Desenvolvimento de rotas de veiculação de microrganismos de uso agrícola

Abstract

Azospirillum brasilense, one of the most widely used species in inoculants worldwide, is a versatile rhizobacterium that enhances nitrogen availability and nutrient uptake, as well as promotes plant growth. Although the benefits of Azospirillum in agriculture are well established, its performance is often limited by the inadequacy of conventional formulations. Improving its field efficiency can be achieved through the development of formulations designed to provide robust protection against such challenges, such as those based on bacterial encapsulation in polymers. In this study, a novel powder formulation based on a poly(glycerol citrate) (PGCit) matrix, a biocompatible and sustainably synthesized polymer, was developed. The first stage consisted of standardizing a PGCit production methodology, aiming to establish synthesis conditions that optimize the balance between polymer yield and water solubility. Two molar ratios (equimolar and with excess citric acid) and reaction times ranging from 30 to 105 minutes were initially compared. Based on the structural and thermal characterization results, the material obtained under equimolar monomeric ratio and 75-minute synthesis time was selected. Formulations were produced by treating the polymer with calcium carbonate to adjust the pH and form powder. For drying the material containing trehalose and Azospirillum, three methods were tested (oven convection, freeze-drying, and spray-drying).
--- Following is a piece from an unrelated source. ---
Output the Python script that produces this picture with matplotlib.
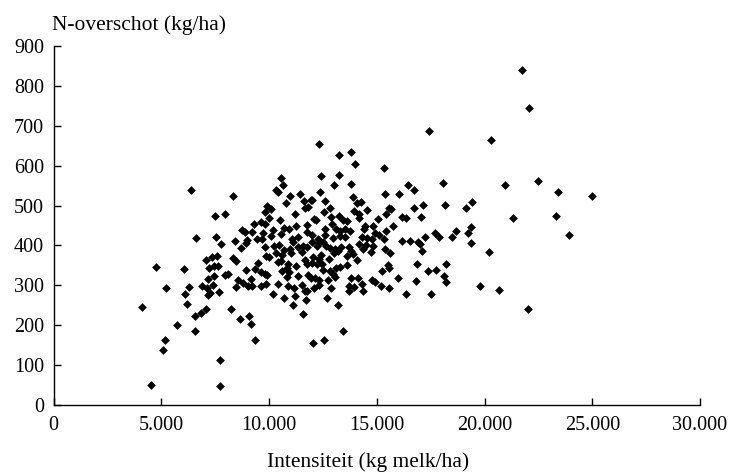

Cell viability was assessed at time zero and up to 180 days of storage. Initially, regardless of the drying process, the formulations showed viability on the order of 10⁸ CFU/g, and the freeze-dried formulation maintained this level throughout the evaluation period, demonstrating excellent stability. Moreover, the freeze-dried formulation was tested in an Azospirillum recovery assay on maize seeds, showing superior performance compared to the liquid inoculant used as a control. In summary, the results demonstrate the protective role of the PGCit-based matrix, establishing it as a promising new carrier for seed-applied inoculants.